Set down, exactly as written, the lines from the top of the data to the line that holds "const monthLabelStep = 3;", and omit the pictures.

# SOURCE EXCERPT start

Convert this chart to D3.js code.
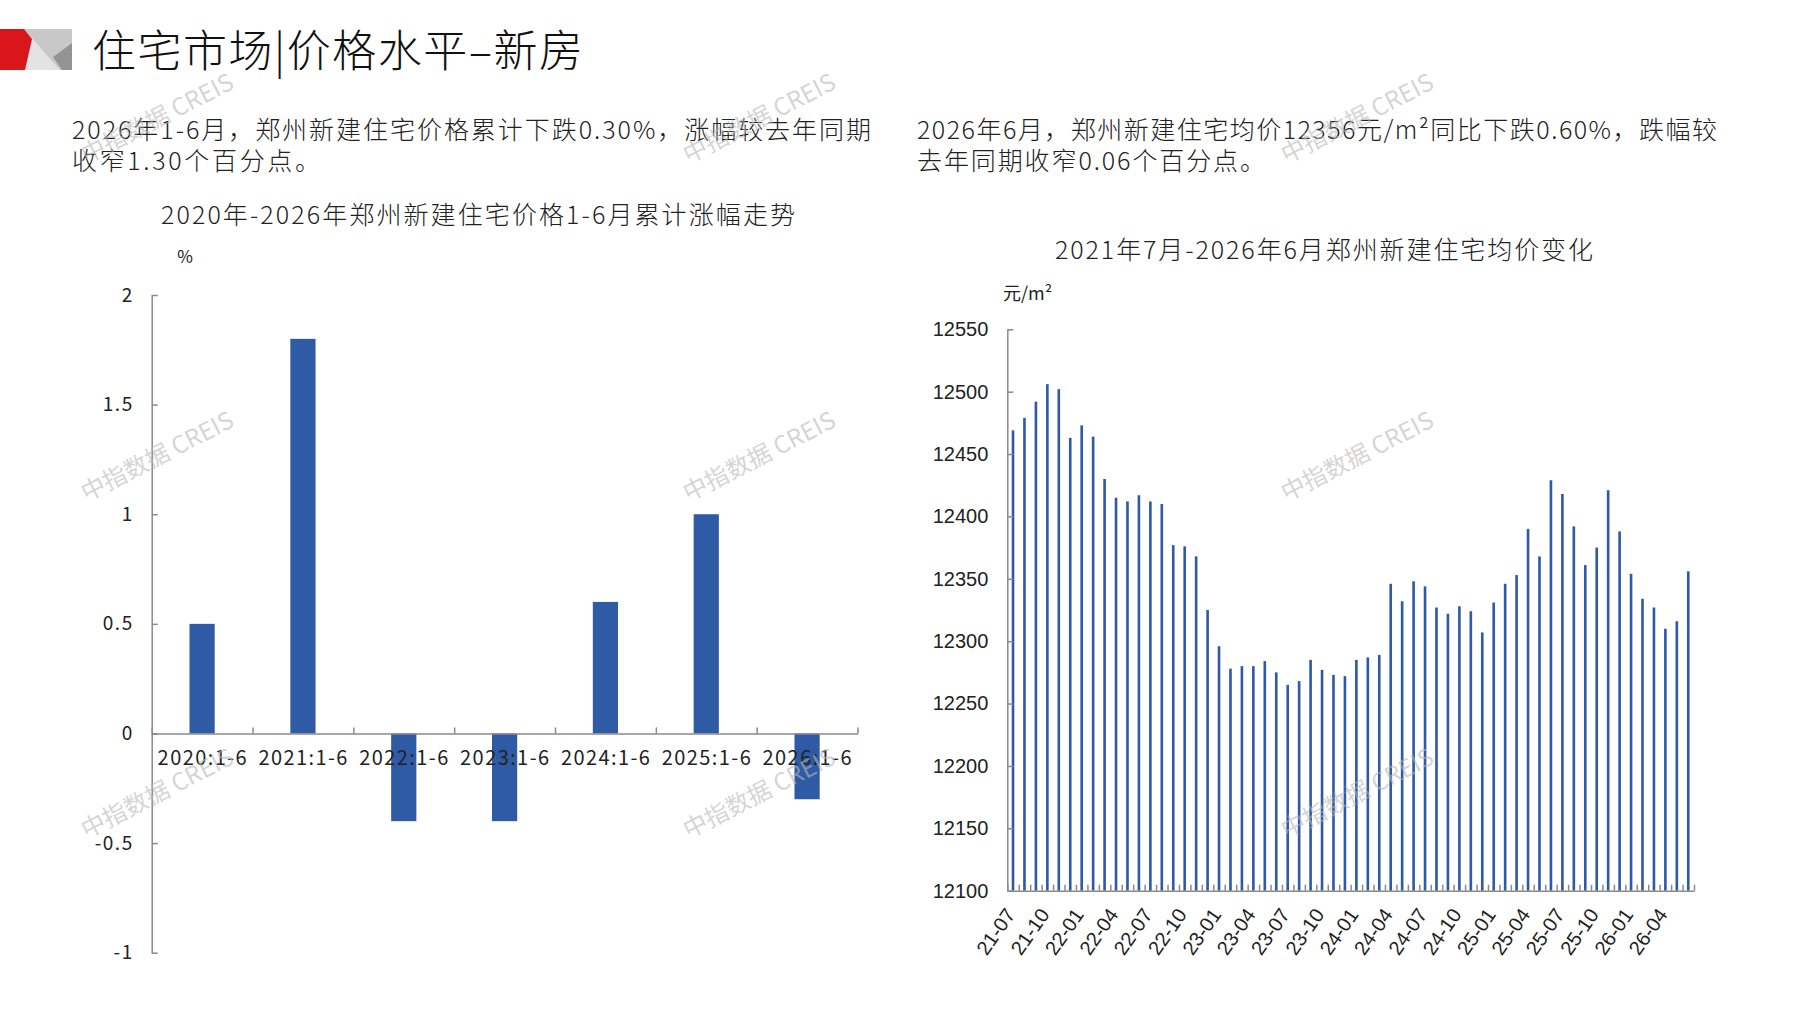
<!DOCTYPE html>
<html>
<head>
<meta charset="utf-8">
<script src="https://cdn.jsdelivr.net/npm/d3@7/dist/d3.min.js"></script>
<style>
html,body{margin:0;padding:0;background:#fff;}
svg{display:block;}
</style>
</head>
<body>
<svg id="c" width="1797" height="1010"></svg>
<script>
// ---------- DATA ----------
const pageTitle = "住宅市场|价格水平–新房";
const leftParagraph = ["2026年1-6月，郑州新建住宅价格累计下跌0.30%，涨幅较去年同期", "收窄1.30个百分点。"];
const rightParagraph = ["2026年6月，郑州新建住宅均价12356元/m²同比下跌0.60%，跌幅较", "去年同期收窄0.06个百分点。"];
const leftTitle = "2020年-2026年郑州新建住宅价格1-6月累计涨幅走势";
const rightTitle = "2021年7月-2026年6月郑州新建住宅均价变化";
const leftUnit = "%";
const rightUnit = "元/m²";
const watermark = "中指数据 CREIS";

const leftCategories = ["2020:1-6","2021:1-6","2022:1-6","2023:1-6","2024:1-6","2025:1-6","2026:1-6"];
const leftValues = [0.5, 1.8, -0.4, -0.4, 0.6, 1.0, -0.3];
const leftTicks = [-1, -0.5, 0, 0.5, 1, 1.5, 2];
const leftTickLabels = ["-1", "-0.5", "0", "0.5", "1", "1.5", "2"];

const months = [
 "21-07","21-08","21-09","21-10","21-11","21-12",
 "22-01","22-02","22-03","22-04","22-05","22-06","22-07","22-08","22-09","22-10","22-11","22-12",
 "23-01","23-02","23-03","23-04","23-05","23-06","23-07","23-08","23-09","23-10","23-11","23-12",
 "24-01","24-02","24-03","24-04","24-05","24-06","24-07","24-08","24-09","24-10","24-11","24-12",
 "25-01","25-02","25-03","25-04","25-05","25-06","25-07","25-08","25-09","25-10","25-11","25-12",
 "26-01","26-02","26-03","26-04","26-05","26-06"
];
const priceValues = [
 12469,12479,12492,12506,12502,12463,
 12473,12464,12430,12415,12412,12417,12412,12410,12377,12376,12368,12325,
 12296,12278,12280,12280,12284,12275,12265,12268,12285,12277,12273,12272,
 12285,12287,12289,12346,12332,12348,12344,12327,12322,12328,12324,12307,
 12331,12346,12353,12390,12368,12429,12418,12392,12361,12375,12421,12388,
 12354,12334,12327,12310,12316,12356
];
const priceTicks = [12100,12150,12200,12250,12300,12350,12400,12450,12500,12550];
const monthLabelStep = 3;

// ---------- STYLE ----------
const CJK = "'Noto Sans CJK SC','Noto Sans',sans-serif";
const LAT = "'Liberation Sans',Arial,sans-serif";
const BAR = "#2f5aa6";
const AXIS = "#8a8a8a";
const TXT = "#222";

const svg = d3.select("#c");

// ---------- HEADER ----------
const logo = svg.append("g");
logo.append("rect").attr("x",0).attr("y",29).attr("width",72).attr("height",41).attr("fill","#c8c8c8");
logo.append("path").attr("d","M24,29 L60,70 L25,70 Z").attr("fill","#e3e3e3");
logo.append("path").attr("d","M72,43 L72,70 L62,70 L53,57 Z").attr("fill","#939393");
logo.append("path").attr("d","M0,29 L24,29 L32,39 L25,70 L0,70 Z").attr("fill","#d9161c");

svg.append("text").attr("x",92).attr("y",67)
  .attr("font-family",CJK).attr("font-size",44).attr("font-weight",300).attr("fill","#111")
  .attr("textLength",491).attr("lengthAdjust","spacing")
  .text(pageTitle);

function para(lines, x, lens){
  lines.forEach((t,i)=>{
    svg.append("text").attr("x",x).attr("y",139+i*31)
      .attr("font-family",CJK).attr("font-size",25).attr("font-weight",300).attr("fill",TXT)
      .attr("textLength",lens[i]).attr("lengthAdjust","spacing")
      .text(t);
  });
}
para(leftParagraph, 72, [799, 248]);
para(rightParagraph, 917, [800, 348]);

svg.append("text").attr("x",478).attr("y",224).attr("text-anchor","middle")
  .attr("font-family",CJK).attr("font-size",25).attr("font-weight",300).attr("fill",TXT)
  .attr("textLength",634).attr("lengthAdjust","spacing").text(leftTitle);
svg.append("text").attr("x",1324).attr("y",259).attr("text-anchor","middle")
  .attr("font-family",CJK).attr("font-size",25).attr("font-weight",300).attr("fill",TXT)
  .attr("textLength",538).attr("lengthAdjust","spacing").text(rightTitle);

// ---------- LEFT CHART ----------
const L = {x0:151.7, x1:857.5, yTop:295, yBot:952.7};
const yL = d3.scaleLinear().domain([leftTicks[0], leftTicks[leftTicks.length-1]]).range([L.yBot, L.yTop]);
const xL = d3.scaleBand().domain(leftCategories).range([L.x0, L.x1]).paddingInner(0.75).paddingOuter(0.375);

svg.append("text").attr("x",185).attr("y",263).attr("text-anchor","middle")
  .attr("font-family",CJK).attr("font-size",17).attr("fill",TXT).text(leftUnit);

svg.append("g").selectAll("rect").data(leftValues).join("rect")
  .attr("x",(d,i)=>xL(leftCategories[i]))
  .attr("width",xL.bandwidth())
  .attr("y",d=>yL(Math.max(0,d)))
  .attr("height",d=>Math.abs(yL(d)-yL(0)))
  .attr("fill",BAR);

const gLy = svg.append("g").attr("transform",`translate(${L.x0},0)`)
  .call(d3.axisLeft(yL).tickValues(leftTicks).tickFormat((d,i)=>leftTickLabels[i])
        .tickSizeInner(-6).tickSizeOuter(0).tickPadding(18));
gLy.selectAll("text").attr("font-family",CJK).attr("font-size",19).attr("fill",TXT).attr("letter-spacing",1.5);

const xLb = d3.scaleLinear().domain([0,leftCategories.length]).range([L.x0, L.x1]);
const gLx = svg.append("g").attr("transform",`translate(0,${yL(0)})`)
  .call(d3.axisBottom(xLb).tickValues(d3.range(leftCategories.length+1)).tickFormat("")
        .tickSizeInner(-6).tickSizeOuter(0));
[gLy,gLx].forEach(g=>{g.selectAll("path,line").attr("stroke",AXIS).attr("stroke-width",1.5);});

svg.append("g").selectAll("text").data(leftCategories).join("text")
  .attr("x",d=>xL(d)+xL.bandwidth()/2).attr("y",yL(0)+32)
  .attr("text-anchor","middle").attr("font-family",CJK).attr("font-size",20).attr("fill",TXT)
  .attr("textLength",89).attr("lengthAdjust","spacing")
  .text(d=>d);

// ---------- RIGHT CHART ----------
const R = {x0:1007.3, x1:1694, yTop:329.3, yBot:890.7};
const yR = d3.scaleLinear().domain([priceTicks[0], priceTicks[priceTicks.length-1]]).range([R.yBot, R.yTop]);
const xR = d3.scaleBand().domain(months).range([R.x0, R.x1]).paddingInner(0.77).paddingOuter(0.385);

svg.append("text").attr("x",1003).attr("y",300)
  .attr("font-family",CJK).attr("font-size",18).attr("fill",TXT).text(rightUnit);

svg.append("g").selectAll("rect").data(priceValues).join("rect")
  .attr("x",(d,i)=>xR(months[i]))
  .attr("width",xR.bandwidth())
  .attr("y",d=>yR(d))
  .attr("height",d=>yR(priceTicks[0])-yR(d))
  .attr("fill",BAR);

const gRy = svg.append("g").attr("transform",`translate(${R.x0},0)`)
  .call(d3.axisLeft(yR).tickValues(priceTicks).tickFormat(d3.format("d"))
        .tickSizeInner(-6).tickSizeOuter(0).tickPadding(19));
gRy.selectAll("text").attr("font-family",LAT).attr("font-size",20).attr("fill",TXT);

const xRb = d3.scaleLinear().domain([0,months.length]).range([R.x0, R.x1]);
const gRx = svg.append("g").attr("transform",`translate(0,${R.yBot})`)
  .call(d3.axisBottom(xRb).tickValues(d3.range(months.length+1)).tickFormat("")
        .tickSizeInner(-6).tickSizeOuter(0));
[gRy,gRx].forEach(g=>{g.selectAll("path,line").attr("stroke",AXIS).attr("stroke-width",1.5);});

svg.append("g").selectAll("text").data(months.filter((m,i)=>i%monthLabelStep===0)).join("text")
  .attr("transform",d=>`translate(${xR(d)+xR.bandwidth()/2+3},${R.yBot+24}) rotate(-55)`)
  .attr("text-anchor","end").attr("font-family",LAT).attr("font-size",20).attr("fill",TXT)
  .text(d=>d);

// ---------- WATERMARKS ----------
const wmX = [158, 760, 1358];
const wmY = [120, 458, 795];
const wm = svg.append("g").attr("pointer-events","none");
wmY.forEach(y=>wmX.forEach(x=>{
  wm.append("text").attr("transform",`translate(${x},${y}) rotate(-27)`)
    .attr("text-anchor","middle").attr("dominant-baseline","middle")
    .attr("font-family",CJK).attr("font-size",24).attr("fill","#b8b8b8").attr("fill-opacity",0.6)
    .text(watermark);
}));
</script>
</body>
</html>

# SOURCE EXCERPT end

FULL SOLUTION —
Convert this chart to D3.js code.
<!DOCTYPE html>
<html>
<head>
<meta charset="utf-8">
<script src="https://cdn.jsdelivr.net/npm/d3@7/dist/d3.min.js"></script>
<style>
html,body{margin:0;padding:0;background:#fff;}
svg{display:block;}
</style>
</head>
<body>
<svg id="c" width="1797" height="1010"></svg>
<script>
// ---------- DATA ----------
const pageTitle = "住宅市场|价格水平–新房";
const leftParagraph = ["2026年1-6月，郑州新建住宅价格累计下跌0.30%，涨幅较去年同期", "收窄1.30个百分点。"];
const rightParagraph = ["2026年6月，郑州新建住宅均价12356元/m²同比下跌0.60%，跌幅较", "去年同期收窄0.06个百分点。"];
const leftTitle = "2020年-2026年郑州新建住宅价格1-6月累计涨幅走势";
const rightTitle = "2021年7月-2026年6月郑州新建住宅均价变化";
const leftUnit = "%";
const rightUnit = "元/m²";
const watermark = "中指数据 CREIS";

const leftCategories = ["2020:1-6","2021:1-6","2022:1-6","2023:1-6","2024:1-6","2025:1-6","2026:1-6"];
const leftValues = [0.5, 1.8, -0.4, -0.4, 0.6, 1.0, -0.3];
const leftTicks = [-1, -0.5, 0, 0.5, 1, 1.5, 2];
const leftTickLabels = ["-1", "-0.5", "0", "0.5", "1", "1.5", "2"];

const months = [
 "21-07","21-08","21-09","21-10","21-11","21-12",
 "22-01","22-02","22-03","22-04","22-05","22-06","22-07","22-08","22-09","22-10","22-11","22-12",
 "23-01","23-02","23-03","23-04","23-05","23-06","23-07","23-08","23-09","23-10","23-11","23-12",
 "24-01","24-02","24-03","24-04","24-05","24-06","24-07","24-08","24-09","24-10","24-11","24-12",
 "25-01","25-02","25-03","25-04","25-05","25-06","25-07","25-08","25-09","25-10","25-11","25-12",
 "26-01","26-02","26-03","26-04","26-05","26-06"
];
const priceValues = [
 12469,12479,12492,12506,12502,12463,
 12473,12464,12430,12415,12412,12417,12412,12410,12377,12376,12368,12325,
 12296,12278,12280,12280,12284,12275,12265,12268,12285,12277,12273,12272,
 12285,12287,12289,12346,12332,12348,12344,12327,12322,12328,12324,12307,
 12331,12346,12353,12390,12368,12429,12418,12392,12361,12375,12421,12388,
 12354,12334,12327,12310,12316,12356
];
const priceTicks = [12100,12150,12200,12250,12300,12350,12400,12450,12500,12550];
const monthLabelStep = 3;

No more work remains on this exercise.